New Aim took action against three former employees and the two competitors in September of this year, alleging the first respondent, Mr Man Hung (Jack) Leung, shared confidential company information pertaining to the identity and contact details of the Melbourne-based company’s Chinese suppliers to competitors when he left New Aim in January.
It was also alleged that other ex-New Aim workers, Mr Lei (Ray) Xiao and Ms (Jenny) Li Yingxue, may have engaged in similar behaviour.
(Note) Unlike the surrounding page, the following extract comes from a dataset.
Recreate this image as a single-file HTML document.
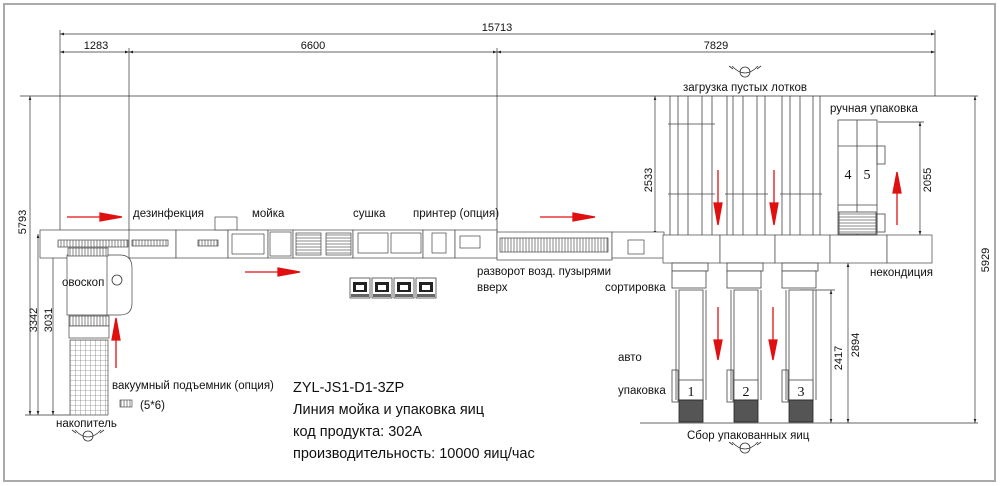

Today's order of an injunction did not include any ruling over whether Mr Leung, Mr Xiao or Ms Yingxue did actually share confidential information with either of the two corporate respondents.
Further, New Aim submitted the companies that allegedly received information from the former employees, e-commerce retailer Sun Yee International and its supplier Broers Group, breached copyright laws by reproducing and remixing promotional material advertising certain products.
In a Federal Court judgment today, Justice Moshinsky sided with New Aim and issued an injunction, agreeing that the information allegedly given to the competitors by Mr Leung had the “hallmarks of confidential information”.
In making his decision, Justice Moshinsky agreed with New Aim’s submission that the work the company does to maintain supplier anonymity, as well as the efforts they go to in order to ensure the goods are of high quality and fit for the Australian market, makes the identities and details of the suppliers reach the threshold required to be “confidential information” under the law.
“I’m also satisfied that New Aim has a prima facie case that Broers and Sun Yee International have breached equitable obligations of confidence,” Justice Moshinsky said.
“The identities and details of New Aim suppliers and their status as reliable suppliers of high-quality goods suitable for the Australian market have the hallmarks of confidential information.”
As such, the injunction will prevent both Sun Yee International and Broers Group from using the information that is confidential - specifically, this means any information about suppliers that New Aim used in January 2021 and March 2021; the dates that two of the three former employees left the company.
As this will likely have a financial impact on both Sun Yee International and Broers, New Aim has agreed to cover damages for any losses arising from the injunction.
“As it is a very substantial company, there is no reason to think that it would not be able to satisfy any order that it pay compensation pursuant to the undertaking as to damages,” Justice Moshinsky said.
Justice Moshinsky also ordered an injunction against the respondents forcing them to stop using New Aim imagery allegedly reproduced and altered by the other parties, noting there was a “strong prima facie case of copyright infringement based on the evidence currently before the court”.
“The evidence relied upon by New Aim on the present application strongly suggests that its images have been reproduced by Broers and Sun Yee International," Justice Moshinsky said.
“In my view, the balance of convenience favours the grant of an interlocutory injunction to restrain the further reproduction, publication or communication to the public of the relevant images.”